I also agree with RIDIVER to an extent. His idea of a lo-jack is very good...but who's going to pay for it. At present there is a system in place paid for by the tax payer, if you want a system just for a chosen few oil Co, shipping Co then let them pay for it they have the money.
It seems to me that bureaucracy once again has failed us, if you buy a PLB you are REQUIRED by law to register it, why required make the seller do the registering with proof of ID or Coast Guard IE the PLB is sent to the nearest CG station and you pick it up there along with a class of course..... that you pay for.
 
Such a system wouldnt be practical for diving, offshore you NEED to have something that uses the 121.5/243 mhz band and preferably 406mhz satellite.

The car hijack things are just a line of site low powered signal which need to be in range of a transmitter site.

If at sea out of radio range you NEED something that'll be picked up by sarsat packages.
 
TwoTanks:
A lo-jack type system would only work if someone knew you were missing.
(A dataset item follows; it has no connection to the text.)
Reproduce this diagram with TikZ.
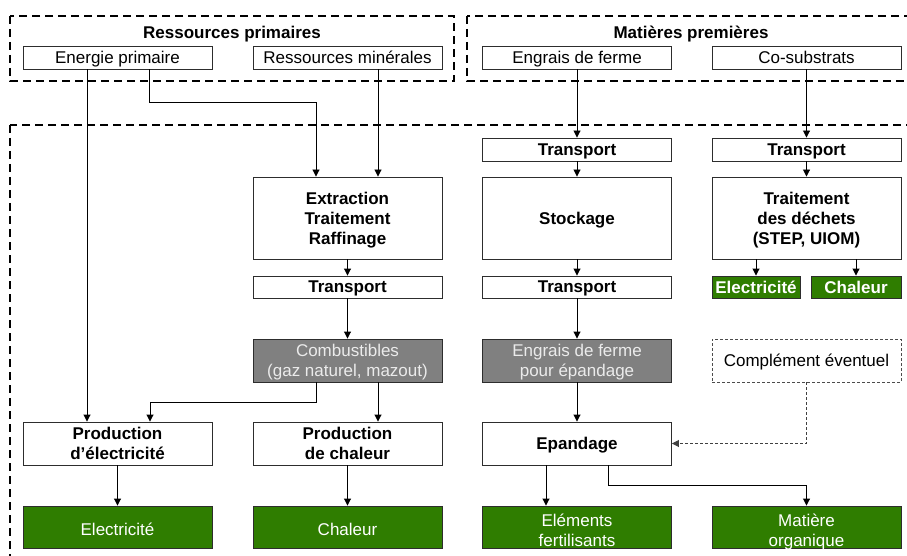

In my case it would probably go off in the parking lot of a bar several times and then everyone would think I was at a bar when I was in trouble.

I think the solution is serious fines for false alarms on portable units.

$250000 fine cost of S&R and or imprisonment what we have to do is make sure that this is implemented.....no sob story's and a slap on the wrist.

The PLB that I have been looking at has three steps (after it is taken out of the dive cannister) to start a search 1/ open front 2/ pull a lever down 3/ pull lever out, so there should be no excuse that it went off accidentally. If the children get hold of it and set it off...your fault you should not have left it where they can get a hold of it....pay the fine
 
String:
Such a system wouldnt be practical for diving, offshore you NEED to have something that uses the 121.5/243 mhz band and preferably 406mhz satellite.

The car hijack things are just a line of site low powered signal which need to be in range of a transmitter site.

If at sea out of radio range you NEED something that'll be picked up by sarsat packages.

Work world wide. The diving industry is growing and traveling more than it ever did.